The second section goes back to the 19th C. where we meet Aurora, daughter of a maidservant who has a very unexpected life ahead of her. When her mistress runs off with another man, Aurora is cast out of the house under suspicion of aiding her -- untrue, and in her anger, Aurora takes with her the chocolate pot that she'd had to prepare for that feckless mistress each morning (and was fond of scooping the dregs out for herself later.) She guiltily tries to return it for years but no luck. Her new position is as housemaid to an eccentric doctor, and over the years they develop their own charming relationship, intellectual and emotional as well. I liked this story; interestingly, it's told in the second person, a hard thing to do, but it mostly works here. 

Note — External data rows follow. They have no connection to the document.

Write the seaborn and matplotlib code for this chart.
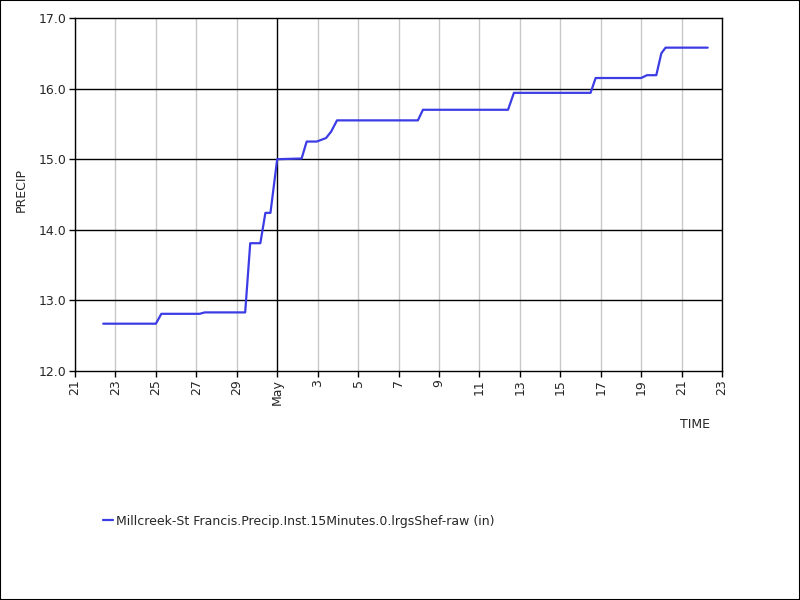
import matplotlib
matplotlib.use("Agg")
import matplotlib.pyplot as plt
import matplotlib.dates as mdates
from matplotlib.patches import Rectangle
import seaborn as sns
import pandas as pd

times = [
    "2024-04-22 09:30", "2024-04-25 00:00", "2024-04-25 06:30", "2024-04-27 04:00",
    "2024-04-27 10:00", "2024-04-29 10:00", "2024-04-29 16:00", "2024-04-30 04:00",
    "2024-04-30 10:00", "2024-04-30 16:00", "2024-05-01 00:00", "2024-05-02 05:00",
    "2024-05-02 11:00", "2024-05-02 23:00", "2024-05-03 10:00", "2024-05-03 16:00",
    "2024-05-03 23:00", "2024-05-07 23:00", "2024-05-08 05:00", "2024-05-12 10:00",
    "2024-05-12 17:00", "2024-05-16 12:00", "2024-05-16 18:00", "2024-05-19 00:00",
    "2024-05-19 07:00", "2024-05-19 18:00", "2024-05-20 00:00", "2024-05-20 05:00",
    "2024-05-22 07:00",
]
precip = [
    12.67, 12.67, 12.81, 12.81,
    12.83, 12.83, 13.81, 13.81,
    14.24, 14.24, 15.00, 15.01,
    15.25, 15.25, 15.30, 15.39,
    15.55, 15.55, 15.70, 15.70,
    15.94, 15.94, 16.15, 16.15,
    16.19, 16.19, 16.50, 16.58,
    16.58,
]
series_name = "Millcreek-St Francis.Precip.Inst.15Minutes.0.lrgsShef-raw (in)"
y_ticks = [12.0, 13.0, 14.0, 15.0, 16.0, 17.0]

df = pd.DataFrame({"TIME": pd.to_datetime(times), "PRECIP": precip})

sns.set_style("white")
plt.rcParams["font.family"] = ["DejaVu Sans"]

fig = plt.figure(figsize=(8, 6), dpi=100)
ax = fig.add_axes([75 / 800, 1 - 371 / 600, (722 - 75) / 800, (371 - 18) / 600])

sns.lineplot(data=df, x="TIME", y="PRECIP", ax=ax, color="#3c3ce6",
             linewidth=1.6, label=series_name, legend=False)

ax.set_xlim(pd.Timestamp("2024-04-21"), pd.Timestamp("2024-05-23"))
ax.set_ylim(12.0, 17.0)
ax.set_yticks(y_ticks)
ax.set_yticklabels([f"{v:.1f}" for v in y_ticks], fontsize=9)

ax.xaxis.set_major_locator(mdates.DayLocator(bymonthday=range(1, 32, 2)))
def fmt(x, pos):
    d = mdates.num2date(x)
    return d.strftime("%b") if d.day == 1 else str(d.day)
ax.xaxis.set_major_formatter(plt.FuncFormatter(fmt))
for lab in ax.get_xticklabels():
    lab.set_rotation(90)
    lab.set_fontsize(9)
    lab.set_va("top")
    lab.set_ha("center")

ax.tick_params(axis="both", direction="out", length=4, width=1, color="black",
               labelsize=9, pad=2, bottom=True, left=True)

# grid lines
for tick in ax.get_xticks():
    d = mdates.num2date(tick)
    if d.day == 1:
        ax.axvline(tick, color="black", lw=1.0, zorder=1)
    else:
        ax.axvline(tick, color="#c8c8c8", lw=1.0, zorder=1)
for v in y_ticks[1:-1]:
    ax.axhline(v, color="black", lw=1.0, zorder=1)

for s in ax.spines.values():
    s.set_visible(True)
    s.set_color("black")
    s.set_linewidth(1.0)

ax.set_xlabel("")
ax.set_ylabel("")
fig.text(21 / 800, 1 - 190 / 600, "PRECIP", rotation=90, ha="center", va="center", fontsize=9)
fig.text(695 / 800, 1 - 424 / 600, "TIME", ha="center", va="center", fontsize=9)

handles, labels = ax.get_legend_handles_labels()
fig.legend(handles, labels, loc="center left", bbox_to_anchor=(103 / 800, 1 - 521 / 600),
           frameon=False, fontsize=9, handlelength=0.8, handletextpad=0.2,
           borderaxespad=0, borderpad=0)

fig.add_artist(Rectangle((0, 0), 1, 1, transform=fig.transFigure, fill=False,
                         edgecolor="black", lw=1.5))

fig.savefig("out.png", dpi=100)
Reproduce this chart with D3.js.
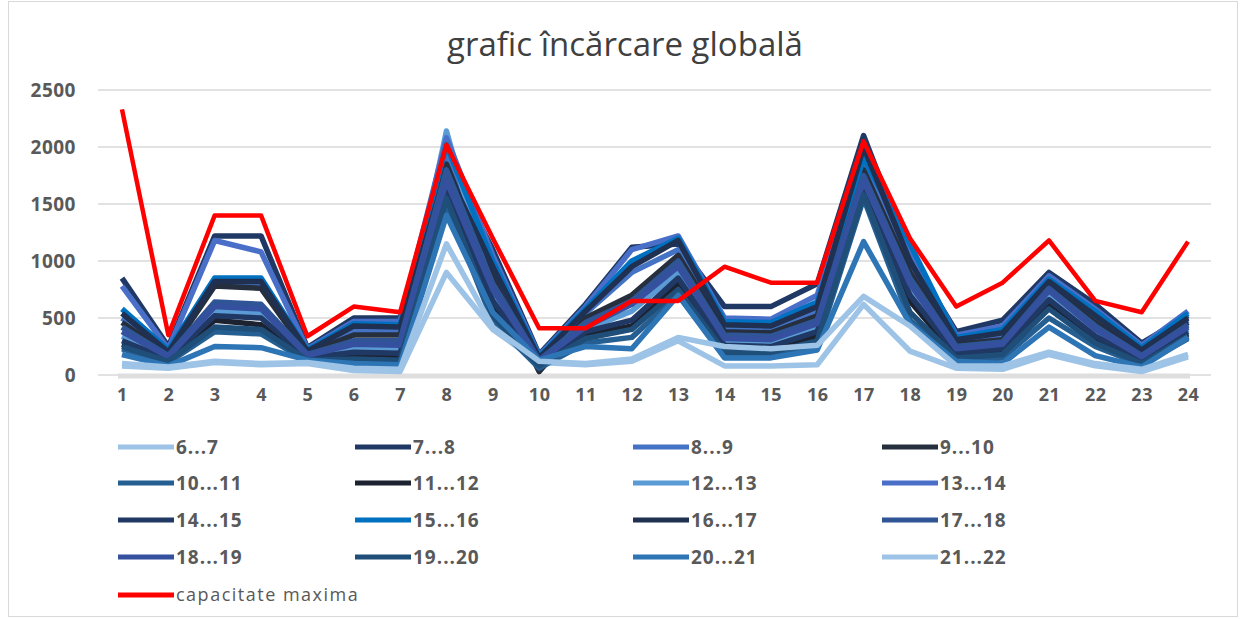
<!DOCTYPE html>
<html>
<head>
<meta charset="utf-8">
<script src="https://cdn.jsdelivr.net/npm/d3@7"></script>
<style>
  body { margin: 0; background: #fff; }
  svg { display: block; }
</style>
</head>
<body>
<script>
// categories on the x axis
const categories = d3.range(1, 25);
const yTicks = [0, 500, 1000, 1500, 2000, 2500];

// series values
const s67   = [80, 60, 110, 90, 100, 40, 30, 900, 400, 110, 90, 120, 300, 80, 80, 90, 620, 210, 60, 50, 180, 80, 30, 160];
const s78   = [850, 250, 1220, 1220, 240, 500, 500, 1900, 1100, 180, 620, 1120, 1150, 600, 600, 800, 2100, 1050, 380, 480, 900, 620, 280, 520];
const s89   = [500, 190, 800, 780, 200, 380, 380, 1950, 900, 140, 540, 900, 1100, 410, 400, 560, 1850, 950, 290, 340, 800, 490, 200, 480];
const s910  = [460, 180, 780, 760, 190, 350, 350, 1850, 850, 30, 500, 700, 1050, 380, 370, 520, 1800, 900, 270, 310, 780, 460, 180, 460];
const s1011 = [230, 110, 380, 360, 120, 110, 100, 1500, 470, 60, 280, 330, 700, 180, 170, 260, 1550, 480, 130, 150, 500, 250, 90, 320];
const s1112 = [270, 130, 480, 440, 140, 170, 160, 1720, 600, 90, 350, 430, 800, 230, 220, 340, 1600, 650, 170, 210, 620, 310, 120, 360];
const s1213 = [340, 150, 560, 540, 160, 240, 230, 2140, 700, 110, 400, 560, 900, 290, 280, 420, 1650, 750, 210, 250, 700, 370, 150, 400];
const s1314 = [780, 230, 1180, 1080, 230, 470, 470, 2080, 1050, 170, 600, 1100, 1220, 500, 490, 700, 1950, 1100, 350, 430, 870, 580, 260, 560];
const s1415 = [300, 140, 520, 500, 150, 200, 190, 1650, 650, 100, 380, 480, 850, 260, 250, 380, 1620, 700, 190, 230, 660, 340, 140, 380];
const s1516 = [580, 220, 850, 850, 220, 450, 440, 2020, 1000, 160, 580, 1000, 1200, 470, 460, 640, 1900, 1150, 330, 400, 840, 560, 240, 540];
const s1617 = [540, 200, 820, 820, 210, 430, 420, 1800, 950, 150, 560, 950, 1180, 440, 430, 600, 2000, 1000, 310, 370, 820, 520, 220, 500];
const s1718 = [420, 170, 640, 620, 180, 300, 300, 1800, 800, 130, 460, 650, 1000, 350, 340, 480, 1750, 850, 250, 290, 760, 430, 170, 440];
const s1819 = [380, 160, 600, 580, 170, 270, 260, 1700, 750, 120, 420, 620, 950, 320, 310, 450, 1700, 800, 230, 270, 740, 400, 160, 420];
const s1920 = [250, 120, 420, 400, 130, 140, 130, 1550, 520, 80, 320, 400, 750, 200, 200, 300, 1580, 550, 150, 180, 580, 280, 100, 340];
const s2021 = [180, 80, 250, 240, 130, 100, 90, 1400, 550, 130, 250, 230, 700, 150, 150, 220, 1170, 450, 120, 100, 420, 170, 70, 330];
const s2122 = [100, 70, 120, 100, 110, 60, 50, 1150, 420, 120, 100, 140, 330, 250, 230, 260, 690, 430, 80, 80, 200, 100, 50, 180];
const capacitate = [2330, 350, 1400, 1400, 340, 600, 550, 2020, 1200, 410, 410, 650, 650, 950, 810, 810, 2050, 1200, 600, 810, 1180, 650, 550, 1170];

const seriesNames = ["6...7", "7...8", "8...9", "9...10", "10...11", "11...12", "12...13", "13...14",
  "14...15", "15...16", "16...17", "17...18", "18...19", "19...20", "20...21", "21...22", "capacitate maxima"];
const seriesValues = [s67, s78, s89, s910, s1011, s1112, s1213, s1314,
  s1415, s1516, s1617, s1718, s1819, s1920, s2021, s2122, capacitate];
const seriesColors = ["#9dc3e6", "#1f3864", "#4472c4", "#262f3d", "#255e91", "#1c2230", "#5b9bd5", "#4a6fc8",
  "#203864", "#0070c0", "#1f3050", "#2f5597", "#34509f", "#1f4e79", "#2e75b6", "#9dc3e6", "#ff0000"];

const width = 1240, height = 619;
const textColor = "#595959";
const font = "'Open Sans', 'Liberation Sans', sans-serif";

const svg = d3.select("body").append("svg")
  .attr("width", width)
  .attr("height", height)
  .style("font-family", font);

// outer chart frame
svg.append("rect")
  .attr("x", 8.5).attr("y", 1.5)
  .attr("width", 1229).attr("height", 615)
  .attr("fill", "#fff")
  .attr("stroke", "#d9d9d9");

svg.append("text")
  .attr("x", 625).attr("y", 56)
  .attr("text-anchor", "middle")
  .attr("fill", "#404040")
  .style("font-size", "33px")
  .text("grafic încărcare globală");

const x = d3.scalePoint().domain(categories).range([122, 1188]);
const y = d3.scaleLinear().domain([0, 2500]).range([375, 90]);

// horizontal gridlines
svg.append("g")
  .selectAll("line")
  .data(yTicks)
  .join("line")
  .attr("x1", 98).attr("x2", 1211)
  .attr("y1", d => y(d)).attr("y2", d => y(d))
  .attr("stroke", "#d9d9d9")
  .attr("stroke-width", 1.5);

const yAxis = d3.axisLeft(y).tickValues(yTicks).tickFormat(d3.format("d")).tickSize(0).tickPadding(0);
svg.append("g")
  .attr("transform", "translate(76,0)")
  .call(yAxis)
  .call(g => g.select(".domain").remove())
  .call(g => g.selectAll("text")
    .attr("fill", textColor)
    .style("font-family", font)
    .style("font-size", "19px")
    .style("font-weight", "bold")
    .style("letter-spacing", "0.5px"));

const xAxis = d3.axisBottom(x).tickSize(0).tickPadding(0);
svg.append("g")
  .attr("transform", "translate(0,388)")
  .call(xAxis)
  .call(g => g.select(".domain").remove())
  .call(g => g.selectAll("text")
    .attr("fill", textColor)
    .style("font-family", font)
    .style("font-size", "18px")
    .style("font-weight", "bold")
    .style("letter-spacing", "0.5px"));

// thick light baseline along zero
svg.append("line")
  .attr("x1", x(1) - 4).attr("x2", x(24) + 2)
  .attr("y1", y(0) + 1).attr("y2", y(0) + 1)
  .attr("stroke", "#dedede")
  .attr("stroke-width", 5);

const line = d3.line()
  .x((d, i) => x(categories[i]))
  .y(d => y(d));

svg.append("g")
  .selectAll("path")
  .data(seriesValues)
  .join("path")
  .attr("d", d => line(d))
  .attr("fill", "none")
  .attr("stroke", (d, i) => seriesColors[i])
  .attr("stroke-width", (d, i) => i === seriesValues.length - 1 ? 4.5 : 5.5)
  .attr("stroke-linejoin", "round");

// legend
const legendCols = [118, 355, 633, 882];
const legendRows = [447, 483, 520, 557, 595];

const legend = svg.append("g")
  .selectAll("g")
  .data(seriesNames)
  .join("g")
  .attr("transform", (d, i) => `translate(${legendCols[i % 4]},${legendRows[Math.floor(i / 4)]})`);

legend.append("line")
  .attr("x1", 0).attr("x2", 56)
  .attr("stroke", (d, i) => seriesColors[i])
  .attr("stroke-width", 5);

legend.append("text")
  .attr("x", 58)
  .attr("dy", "0.35em")
  .attr("fill", textColor)
  .style("font-size", (d, i) => i === seriesNames.length - 1 ? "18px" : "19px")
  .style("font-weight", (d, i) => i === seriesNames.length - 1 ? "normal" : "bold")
  .style("letter-spacing", (d, i) => i === seriesNames.length - 1 ? "1.5px" : "1px")
  .text(d => d);
</script>
</body>
</html>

And then the finale of the book takes us back to 17th C. Barcelona where Mariana, the wife of a famous chocolate manufacturer and official purveyor to the French court, is struggling to keep her business going in her husband's absence (pretty final absence though she is hiding that). A French delegation has come to Barcelona to find out the secret of the new chocolate mill that she has invented, carrying with them the gift of a chocolate pot made by a French princess. One of the delegates falls in love with Mariana despite himself, and this is the romance we follow. And of course, it's told in the first person. This story was swashbuckling, colourful, engaging, and lots of fun. It finishes with the moment of creation of our trusty chocolate pot, an object that now holds much more interest for the reader.

It was a risky choice to write this book in reverse chronology. The further back it went, the more interesting it got -- but I nearly didn't get there because the opening did not draw me in in the same way at all. I admired the concept though, and the decision to change the narrative perspective, too. Once I got into it, I enjoyed this book a lot, especially the second and third stories, and loved the overall arc of the narrative following an object. I did find that I had a craving for hot chocolate even in the heat wave that was occurring while I was reading this though, so beware!

I do recommend it, as it is clever, with lots of great detail, and a good concept. You might also like one story more than the others, but do give them all a chance, and you'll find they work together neatly.